Lowrey involved a suit under the Dramshop Act (Ill. Rev. Stat. 1975, ch. 43, par. 135), brought by a plaintiff on her own behalf and on behalf of two minor children. The suit was not brought within the one-year period specified in the statute. On appeal of the dismissal of the suit our supreme court noted that the one-year provision was a special limitation upon a statutory cause of action and thus was distinguishable from general statutes of limitation which had applied to the Act prior to a 1955 amendment. The court held:
"The Appellate Courts> of this State have consistently held this special limitation of the Liquor Control Act applicable to minor plaintiffs. (Shelton v. Woolsey, 20 Ill. App.2d 401, 405, 156 N.E.2d 241; Steiskal v. Straus, 3 Ill. App.2d 479.) The United States Court of Appeals for the 7th Circuit also specifically found that the special limitation of the Liquor Control Act is applicable to minors in Seal v. American Legion Post No. 492, (7 Cir.) 245 F.2d 908. Because of the plain language of the act, and the evident purpose of the limitation, we agree with the foregoing authorities. We know of no such compelling reason that should induce this court to engraft an exception onto the plain language of the act. We, therefore, hold that the present action involving minor plaintiffs, was required to be filed `within one year next after the cause of action accrued.'" (Lowrey, 20 Ill.2d 280, 284, 170 N.E.2d 147, 150.)

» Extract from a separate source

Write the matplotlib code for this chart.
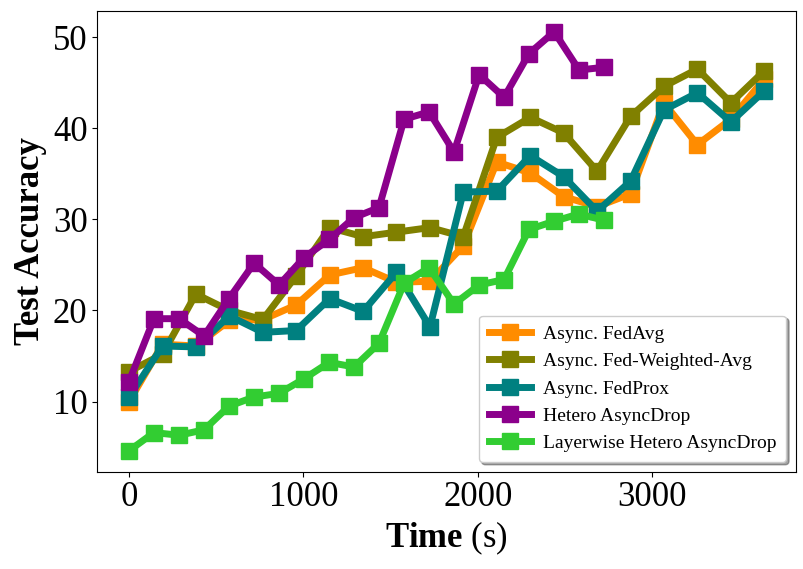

In so ruling, the court was applying the well-established rule that where a statute creating a right unknown at common law restricts the time within which it may be utilized, the time element is considered to be a condition of the existence of the statutorily created right rather than a statute of limitation. (Smith v. Towman (1938), 368 Ill. 414, 14 N.E.2d 478; Super Valu Stores, Inc. v. Stompanato (1970), 128 Ill. App.2d 243, 261 N.E.2d 830.) Properly analyzed, Wilbon does not represent a departure from this rule. Rather, the court in Wilbon called into question the assumption that wrongful death actions were nonexistent at common law. The court cited with apparent approval Gaudette v. Webb (1972), 362 Mass. 60, 284 N.E.2d 222, in which the Supreme Judicial Court of Massachusetts, the first Amercian jurisdiction to adopt the English rule barring such claims. (Carey v. Berkshire R.R. Co. (1848), 55 Mass. 475; see Annot. 61 A.L.R.3d 906 (1975)), held that wrongful death actions did have common law origins. The Wilbon court also extensively cited cases and commentators harshly critical of the theoretical basis for denying such claims at common law.
It was only in this context of disapproval if not disavowal of the common law origins of the rule barring wrongful death actions that the Wilbon court took the step to which the majority in this case now leaps, that of considering public policy grounds for excepting minors (and incompetents as well in this cause) from the application of the statutory limitation period. Yet in this cause the parties concede that the statute with which we are concerned is without question solely a creature of statute. We have been presented with no basis for questioning or criticizing this fact, which I believe represents a crucial distinction from Wilbon. Indeed, I believe that the Wilbon court recognized this distinction when it cited Lowrey but noted that Lowrey involved the Dramshop Act.
Three other cases are cited by the majority in support of their decision. McDonald v. City of Spring Valley (1918), 285 Ill. 52, 120 N.E. 476, did not directly address the question of whether the statute at issue in that case created a right unknown at common law. Walgreen Co. v. Industrial Com. (1926), 323 Ill. 194, 153 N.E. 831, construed a statutory limitation period which expressly excepted incompetents. The Walgreen court simply construed the term incompetents to include minors. And in Haymes v. Catholic Bishop of Chicago (1965), 33 Ill.2d 425, 211 N.E.2d 690, the court held that the statute in question did not create a new cause of action, thus distinguishing it from dramshop actions and, under then established case law, wrongful death actions. Thus I do not find that any of these cases control our decision.
For these reasons I can find no basis for this court to question the continuing validity of Lowrey, a decision that our legislature, which has amended the Dramshop Act on numerous occasions in the interim, has chosen not to disturb.